I don’t get it!! And as a WOMAN… I REALLY DON”T GET IT!! You are comparing yourself, many others and an entire gender to a fictional character that is written as a means for entertainment and income alone. I for one don’t want and won’t be pigeon holed as a “feminist” just so my voice can be heard. No! I will be heard because I am a strong, independent PERSON who has the rights and liberties of every other citizen in this free country we live in. If you don’t like my opinion, fine thank you for your input. I don’t feel judged just because I am a woman! If you don’t like the decisions I make, fine, thank you very much now move along. I don’t live under a patriarchy and will bow down to no man (or woman). The only opinions that count are the ones I allow to count. If someone who’s opinion doesn’t matter tells you you are wrong – SCREW THEM! What do you care?! You don’t have to be a feminist to stand up for yourself. This whole judgment thing… if someone is judging you – SCREW THEM! We all judge, man woman or child. I am extremely thankful that I am allowed the freedom of speech and will not go around whining about a patriarchy and rights that so many people (not just women) don’t truly have. This is the problem with people today they all want to blame someone else for the issues in our lives. I say own it, live your life the way you want, dress how you want and if the patriarchy, feminists, judgmental people of the world don’t like it – SCREW THEM!!

March 9, 2011 at 9:11 AM

I don’t understand the point of this article. It has good setup, but then you never really define feminism or explain why Liz Lemon is feminist, except that she’s a woman and you say she’s feminist so there. But not everything a woman does is feminist. It’s not anti-feminist to acknowledge that “feminist” is a word that has meaning.
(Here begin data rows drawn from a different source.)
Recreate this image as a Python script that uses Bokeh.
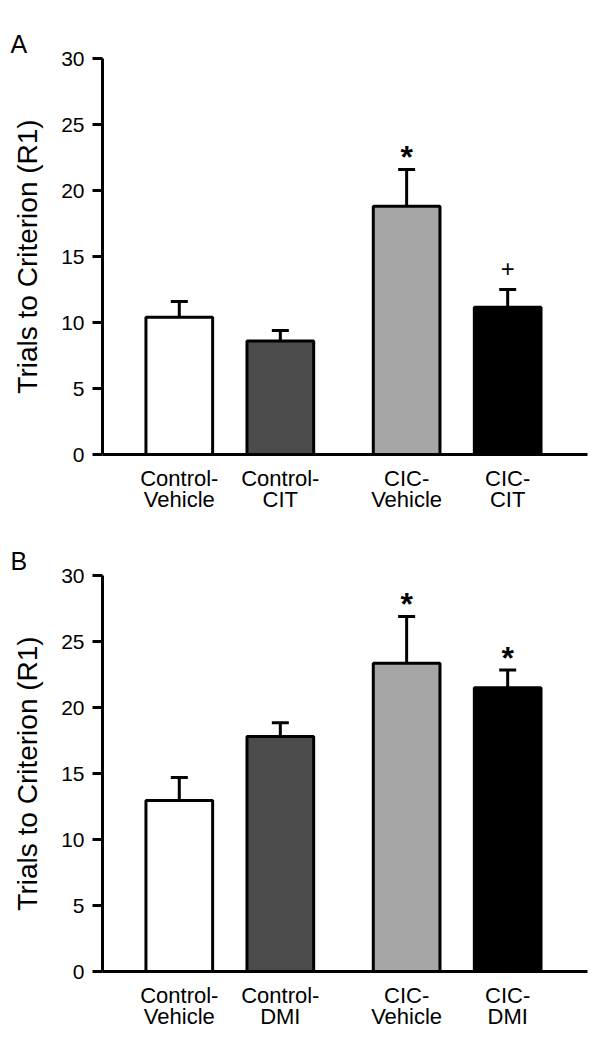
from bokeh.plotting import figure
from bokeh.layouts import column
from bokeh.models import Range1d, FixedTicker, Whisker, ColumnDataSource, TeeHead
from bokeh.core.properties import value
from bokeh.embed import file_html
from bokeh.resources import INLINE

# ---- data ----
groups = ["Control", "Control", "CIC", "CIC"]
categories_a = ["Control-\nVehicle", "Control-\nCIT", "CIC-\nVehicle", "CIC-\nCIT"]
means_a = [10.4, 8.6, 18.8, 11.15]
sem_a = [1.2, 0.8, 2.8, 1.35]
marks_a = ["", "", "*", "+"]

categories_b = ["Control-\nVehicle", "Control-\nDMI", "CIC-\nVehicle", "CIC-\nDMI"]
means_b = [12.95, 17.8, 23.35, 21.5]
sem_b = [1.75, 1.05, 3.55, 1.35]
marks_b = ["", "", "*", "*"]

bar_colors = ["#ffffff", "#4b4b4b", "#a6a6a6", "#000000"]
y_ticks = [0, 5, 10, 15, 20, 25, 30]
y_title = "Trials to Criterion (R1)"

FONT = "Liberation Sans"


def make_panel(letter, cats, means, sems, marks, height, top_border):
    order = []
    for g in groups:
        if g not in order:
            order.append(g)
    xs = [i + 1 + 0.25 * order.index(g) for i, g in enumerate(groups)]
    uppers = [m + s for m, s in zip(means, sems)]
    src = ColumnDataSource(dict(x=xs, top=means, upper=uppers, color=bar_colors,
                                mark=marks))
    p = figure(width=599, height=height, output_backend="svg", toolbar_location=None,
               x_range=Range1d(0.24, 5.04), y_range=Range1d(0, 30),
               min_border_left=102, min_border_right=12, min_border_top=top_border,
               min_border_bottom=height - top_border - 396, title=letter)
    p.outline_line_color = None
    p.xgrid.visible = False
    p.ygrid.visible = False
    p.background_fill_color = "white"
    p.border_fill_color = "white"

    p.title.align = "left"
    p.title.offset = -92
    p.title.standoff = 2
    p.title.text_line_height = 0.9
    p.title.text_font = FONT
    p.title.text_font_size = "25px"
    p.title.text_font_style = "normal"
    p.title.text_color = "black"

    p.vbar(x="x", top="top", bottom=0, width=0.66, source=src, fill_color="color",
           line_color="black", line_width=3)
    w = Whisker(base="x", lower="top", upper="upper", source=src, line_width=3,
                line_color="black", lower_head=None,
                upper_head=TeeHead(size=17, line_width=3, line_color="black"))
    p.add_layout(w)

    style = {"*": (-12, "32px", "bold"), "+": (-21, "24px", "normal")}
    for m, (off, fs, fst) in style.items():
        idx = [i for i, k in enumerate(marks) if k == m]
        if not idx:
            continue
        sub = ColumnDataSource(dict(x=[xs[i] for i in idx], y=[uppers[i] for i in idx],
                                    t=[marks[i] for i in idx]))
        p.text(x="x", y="y", text="t", source=sub, text_align="center",
               text_baseline="alphabetic", y_offset=off, text_font_style=fst,
               text_font=value(FONT), text_font_size=fs, text_color="black")

    # axes
    ya = p.yaxis[0]
    ya.ticker = FixedTicker(ticks=y_ticks)
    ya.axis_line_width = 3
    ya.axis_line_color = "black"
    ya.major_tick_line_width = 3
    ya.major_tick_line_color = "black"
    ya.major_tick_out = 10
    ya.major_tick_in = 0
    ya.minor_tick_line_color = None
    ya.major_label_text_font = FONT
    ya.major_label_text_font_size = "21px"
    ya.major_label_text_color = "black"
    ya.major_label_standoff = 8
    ya.axis_label = y_title
    ya.axis_label_text_font = FONT
    ya.axis_label_text_font_size = "28px"
    ya.axis_label_text_font_style = "normal"
    ya.axis_label_text_color = "black"
    ya.axis_label_standoff = 15

    xa = p.xaxis[0]
    xa.ticker = FixedTicker(ticks=xs)
    xa.major_label_overrides = {x: c for x, c in zip(xs, cats)}
    xa.axis_line_width = 3
    xa.axis_line_color = "black"
    xa.major_tick_line_color = None
    xa.minor_tick_line_color = None
    xa.major_label_text_font = FONT
    xa.major_label_text_font_size = "22px"
    xa.major_label_text_color = "black"
    xa.major_label_text_line_height = 0.85
    xa.major_label_standoff = 5

    return p


pa = make_panel("A", categories_a, means_a, sem_a, marks_a, 525, 58)
pb = make_panel("B", categories_b, means_b, sem_b, marks_b, 517, 50)
layout = column(pa, pb, spacing=0)

open("out.html", "w").write(file_html(layout, INLINE))
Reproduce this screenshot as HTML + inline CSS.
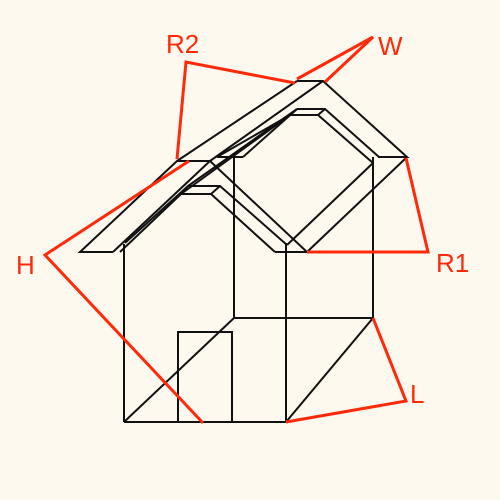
<!DOCTYPE html>
<html><head><meta charset="utf-8">
<style>
html,body{margin:0;padding:0;background:#fef9ee;}
svg{display:block;}
text{font-family:"Liberation Sans",sans-serif;font-size:26px;fill:#ff2a0a;}
</style></head>
<body>
<svg width="500" height="500" viewBox="0 0 500 500">
<rect width="500" height="500" fill="#fef9ee"/>
<g stroke="#111" stroke-width="2" fill="none" stroke-linejoin="miter">
  <polyline points="113,252 80,252 177,161 210,161 307,252 275,252"/>
  <line x1="113" y1="252" x2="210" y2="161"/>
  <line x1="177" y1="161" x2="297" y2="81"/>
  <line x1="210" y1="161" x2="323" y2="81"/>
  <polyline points="297,81 323,81 407,157 378,157"/>
  <polyline points="297,109 325,109 379,157"/>
  <polyline points="297,109 290,115 318,115 373,163"/>
  <line x1="325" y1="109" x2="318" y2="115"/>
  <line x1="290" y1="115" x2="217" y2="157"/>
  <line x1="297" y1="109" x2="243" y2="157"/>
  <line x1="217" y1="157" x2="243" y2="157"/>
  <polyline points="125,243 188,186 220,186 287,245"/>
  <polyline points="188,186 181,194 211,194 275,252"/>
  <line x1="220" y1="186" x2="211" y2="194"/>
  <line x1="181" y1="194" x2="120" y2="252"/>
  <line x1="297" y1="109" x2="188" y2="186"/>
  <line x1="290" y1="115" x2="181" y2="194"/>
  <line x1="407" y1="157" x2="307" y2="252"/>
  <line x1="373" y1="163" x2="287" y2="245"/>
  <line x1="124" y1="244" x2="124" y2="422"/>
  <line x1="286" y1="243" x2="286" y2="422"/>
  <line x1="234" y1="157" x2="234" y2="318"/>
  <line x1="373" y1="157" x2="373" y2="318"/>
  <line x1="124" y1="422" x2="286" y2="422"/>
  <line x1="234" y1="318" x2="373" y2="318"/>
  <line x1="124" y1="422" x2="234" y2="318"/>
  <line x1="286" y1="422" x2="373" y2="318"/>
  <polyline points="178,422 178,332 232,332 232,422"/>
</g>
<g stroke="#ff2a0a" stroke-width="3" fill="none" stroke-linejoin="miter">
  <polyline points="177,159 186,62 295,83"/>
  <polyline points="297,79 373,37 325,82"/>
  <polyline points="406,158 428,252 307,252"/>
  <polyline points="189,161 45,255 203,423"/>
  <polyline points="373,318 406,401 286,422"/>
</g>
<text x="166" y="53">R2</text>
<text x="378" y="55">W</text>
<text x="436" y="272">R1</text>
<text x="16" y="274">H</text>
<text x="410" y="403">L</text>
</svg>
</body></html>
Do I think feminists can be judgmental of other women? Definitely. Do I think Liz Lemon is a feminist? My views on 30 Rock and feminism are too complicated to explain in a blog comment, but I think it means well. I’m not offended by this episode because I feel that the “moral” was the same thing you discuss in the article about feminists not judging women.

But this is a weak article. It doesn’t explain anything or provide insight into anything, and I’m disappointed. Maybe you should try to figure out what feminism means before trying to categorize things as “feminist” or “anti-feminist”.